*Task details*
From the records below, extract only the lines running from the line with "Write a web" to the line with "const yStep = 10;", both lines included, reproducing them exactly.

Rows from a dataset of charts and code
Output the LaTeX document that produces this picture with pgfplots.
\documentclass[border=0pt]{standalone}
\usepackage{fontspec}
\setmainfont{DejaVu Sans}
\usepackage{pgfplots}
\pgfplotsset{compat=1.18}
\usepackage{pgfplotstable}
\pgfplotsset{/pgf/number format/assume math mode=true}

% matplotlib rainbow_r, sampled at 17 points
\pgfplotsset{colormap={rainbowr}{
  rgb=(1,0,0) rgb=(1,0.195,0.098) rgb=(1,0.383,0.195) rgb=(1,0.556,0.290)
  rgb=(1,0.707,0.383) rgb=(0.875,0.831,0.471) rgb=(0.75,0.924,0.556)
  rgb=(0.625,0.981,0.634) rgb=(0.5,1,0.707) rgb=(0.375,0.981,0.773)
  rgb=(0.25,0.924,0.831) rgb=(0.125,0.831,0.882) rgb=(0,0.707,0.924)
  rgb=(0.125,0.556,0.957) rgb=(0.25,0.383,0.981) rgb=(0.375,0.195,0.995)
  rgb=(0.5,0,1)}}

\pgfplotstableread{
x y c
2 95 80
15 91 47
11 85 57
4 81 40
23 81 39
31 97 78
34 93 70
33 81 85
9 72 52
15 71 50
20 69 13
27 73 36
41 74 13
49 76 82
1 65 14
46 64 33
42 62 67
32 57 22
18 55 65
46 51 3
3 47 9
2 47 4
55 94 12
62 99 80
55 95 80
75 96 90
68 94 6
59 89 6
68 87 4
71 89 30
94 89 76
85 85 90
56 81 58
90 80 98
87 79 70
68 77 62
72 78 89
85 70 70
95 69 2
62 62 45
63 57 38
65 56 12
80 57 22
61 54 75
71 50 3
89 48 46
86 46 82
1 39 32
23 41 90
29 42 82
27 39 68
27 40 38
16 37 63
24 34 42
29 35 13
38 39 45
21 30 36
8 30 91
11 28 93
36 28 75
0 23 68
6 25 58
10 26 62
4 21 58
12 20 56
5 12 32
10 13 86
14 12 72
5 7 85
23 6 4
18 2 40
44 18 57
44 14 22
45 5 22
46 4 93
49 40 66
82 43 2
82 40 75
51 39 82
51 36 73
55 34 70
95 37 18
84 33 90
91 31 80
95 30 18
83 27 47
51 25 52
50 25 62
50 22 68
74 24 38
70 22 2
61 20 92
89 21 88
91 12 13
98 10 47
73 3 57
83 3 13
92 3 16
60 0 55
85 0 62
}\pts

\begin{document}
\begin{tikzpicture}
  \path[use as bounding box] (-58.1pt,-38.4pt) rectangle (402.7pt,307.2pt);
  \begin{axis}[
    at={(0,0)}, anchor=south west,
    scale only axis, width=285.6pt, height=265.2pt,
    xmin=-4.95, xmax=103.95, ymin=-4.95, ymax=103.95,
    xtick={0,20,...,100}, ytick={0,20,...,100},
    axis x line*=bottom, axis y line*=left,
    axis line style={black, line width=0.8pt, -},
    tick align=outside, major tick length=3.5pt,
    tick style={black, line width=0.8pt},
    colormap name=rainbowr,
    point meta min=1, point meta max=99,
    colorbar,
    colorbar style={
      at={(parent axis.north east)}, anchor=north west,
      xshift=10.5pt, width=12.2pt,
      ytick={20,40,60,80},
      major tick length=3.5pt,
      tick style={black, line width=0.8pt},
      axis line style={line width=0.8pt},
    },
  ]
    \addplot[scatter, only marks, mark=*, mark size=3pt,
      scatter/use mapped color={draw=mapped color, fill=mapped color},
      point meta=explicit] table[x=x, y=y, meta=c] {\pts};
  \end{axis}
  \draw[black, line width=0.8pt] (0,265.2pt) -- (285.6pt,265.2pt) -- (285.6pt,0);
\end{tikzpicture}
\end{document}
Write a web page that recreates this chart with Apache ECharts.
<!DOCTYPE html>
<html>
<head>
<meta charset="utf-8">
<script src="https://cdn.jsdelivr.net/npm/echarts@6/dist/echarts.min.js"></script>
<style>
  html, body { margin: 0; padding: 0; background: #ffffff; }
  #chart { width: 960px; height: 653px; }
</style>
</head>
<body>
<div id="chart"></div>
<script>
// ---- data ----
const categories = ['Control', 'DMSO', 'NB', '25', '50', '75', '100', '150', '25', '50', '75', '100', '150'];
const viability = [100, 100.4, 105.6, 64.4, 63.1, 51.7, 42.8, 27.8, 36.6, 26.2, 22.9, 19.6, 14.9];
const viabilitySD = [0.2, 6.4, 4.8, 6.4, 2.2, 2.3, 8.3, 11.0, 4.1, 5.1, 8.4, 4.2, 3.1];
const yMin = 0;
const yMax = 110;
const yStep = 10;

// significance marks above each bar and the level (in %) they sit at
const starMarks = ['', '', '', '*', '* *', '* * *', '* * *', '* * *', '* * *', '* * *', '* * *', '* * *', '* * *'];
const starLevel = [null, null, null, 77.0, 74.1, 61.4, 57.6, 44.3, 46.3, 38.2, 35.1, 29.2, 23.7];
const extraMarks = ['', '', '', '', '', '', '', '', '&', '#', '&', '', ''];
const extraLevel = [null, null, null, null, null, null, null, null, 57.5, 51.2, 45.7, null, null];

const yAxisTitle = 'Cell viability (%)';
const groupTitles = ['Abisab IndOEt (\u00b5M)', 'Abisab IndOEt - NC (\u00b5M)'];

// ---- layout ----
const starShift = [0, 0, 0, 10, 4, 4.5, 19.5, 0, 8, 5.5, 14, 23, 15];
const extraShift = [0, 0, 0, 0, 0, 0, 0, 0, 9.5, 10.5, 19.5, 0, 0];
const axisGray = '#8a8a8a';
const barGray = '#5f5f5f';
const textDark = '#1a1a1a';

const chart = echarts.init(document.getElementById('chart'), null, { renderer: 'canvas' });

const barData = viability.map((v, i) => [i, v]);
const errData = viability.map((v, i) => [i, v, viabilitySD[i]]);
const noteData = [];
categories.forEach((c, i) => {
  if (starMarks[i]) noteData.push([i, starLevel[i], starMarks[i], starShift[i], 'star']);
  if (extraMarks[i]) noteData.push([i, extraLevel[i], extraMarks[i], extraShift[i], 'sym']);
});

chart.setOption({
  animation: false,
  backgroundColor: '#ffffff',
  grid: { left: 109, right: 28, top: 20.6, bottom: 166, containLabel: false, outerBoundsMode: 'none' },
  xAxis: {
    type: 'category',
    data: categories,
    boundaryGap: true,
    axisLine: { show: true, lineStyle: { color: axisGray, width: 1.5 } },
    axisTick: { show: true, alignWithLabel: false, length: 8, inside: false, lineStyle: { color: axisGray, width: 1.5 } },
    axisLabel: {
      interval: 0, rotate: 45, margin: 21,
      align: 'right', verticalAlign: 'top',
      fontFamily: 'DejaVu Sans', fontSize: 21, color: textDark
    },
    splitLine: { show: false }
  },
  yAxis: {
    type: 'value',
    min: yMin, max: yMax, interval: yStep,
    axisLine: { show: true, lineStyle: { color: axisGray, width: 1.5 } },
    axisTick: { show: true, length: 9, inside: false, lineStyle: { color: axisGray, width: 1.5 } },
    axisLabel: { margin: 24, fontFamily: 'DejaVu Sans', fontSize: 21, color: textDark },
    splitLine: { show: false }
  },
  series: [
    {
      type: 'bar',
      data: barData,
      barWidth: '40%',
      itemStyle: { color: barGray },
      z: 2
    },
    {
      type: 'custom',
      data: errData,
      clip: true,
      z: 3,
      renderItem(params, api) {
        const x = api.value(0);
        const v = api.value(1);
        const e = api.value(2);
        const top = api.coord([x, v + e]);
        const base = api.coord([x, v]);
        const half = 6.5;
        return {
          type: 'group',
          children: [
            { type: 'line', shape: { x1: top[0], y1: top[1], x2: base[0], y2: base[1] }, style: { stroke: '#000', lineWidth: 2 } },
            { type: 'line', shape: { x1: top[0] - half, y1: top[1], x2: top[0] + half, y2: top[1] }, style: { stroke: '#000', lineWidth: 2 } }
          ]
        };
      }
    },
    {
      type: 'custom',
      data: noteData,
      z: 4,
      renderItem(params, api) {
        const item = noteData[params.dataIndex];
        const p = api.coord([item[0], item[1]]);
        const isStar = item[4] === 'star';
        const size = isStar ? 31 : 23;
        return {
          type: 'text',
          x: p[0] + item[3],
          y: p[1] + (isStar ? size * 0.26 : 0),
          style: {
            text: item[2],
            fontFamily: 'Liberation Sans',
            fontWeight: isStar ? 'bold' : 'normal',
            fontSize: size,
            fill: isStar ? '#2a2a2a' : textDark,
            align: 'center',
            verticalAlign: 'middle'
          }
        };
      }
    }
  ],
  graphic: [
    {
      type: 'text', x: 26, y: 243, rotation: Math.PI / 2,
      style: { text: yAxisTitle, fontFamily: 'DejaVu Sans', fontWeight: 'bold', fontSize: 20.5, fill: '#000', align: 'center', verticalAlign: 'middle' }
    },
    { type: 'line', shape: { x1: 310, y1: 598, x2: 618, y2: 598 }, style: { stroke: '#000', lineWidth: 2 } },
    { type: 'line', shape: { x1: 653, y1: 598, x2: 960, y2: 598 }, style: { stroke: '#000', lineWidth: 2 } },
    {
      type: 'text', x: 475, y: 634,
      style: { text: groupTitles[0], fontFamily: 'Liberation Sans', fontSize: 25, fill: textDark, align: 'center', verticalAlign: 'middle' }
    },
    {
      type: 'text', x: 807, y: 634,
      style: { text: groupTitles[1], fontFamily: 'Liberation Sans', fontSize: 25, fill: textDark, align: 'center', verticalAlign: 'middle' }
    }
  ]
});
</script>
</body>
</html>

*Final result*
Write a web page that recreates this chart with Apache ECharts.
<!DOCTYPE html>
<html>
<head>
<meta charset="utf-8">
<script src="https://cdn.jsdelivr.net/npm/echarts@6/dist/echarts.min.js"></script>
<style>
  html, body { margin: 0; padding: 0; background: #ffffff; }
  #chart { width: 960px; height: 653px; }
</style>
</head>
<body>
<div id="chart"></div>
<script>
// ---- data ----
const categories = ['Control', 'DMSO', 'NB', '25', '50', '75', '100', '150', '25', '50', '75', '100', '150'];
const viability = [100, 100.4, 105.6, 64.4, 63.1, 51.7, 42.8, 27.8, 36.6, 26.2, 22.9, 19.6, 14.9];
const viabilitySD = [0.2, 6.4, 4.8, 6.4, 2.2, 2.3, 8.3, 11.0, 4.1, 5.1, 8.4, 4.2, 3.1];
const yMin = 0;
const yMax = 110;
const yStep = 10;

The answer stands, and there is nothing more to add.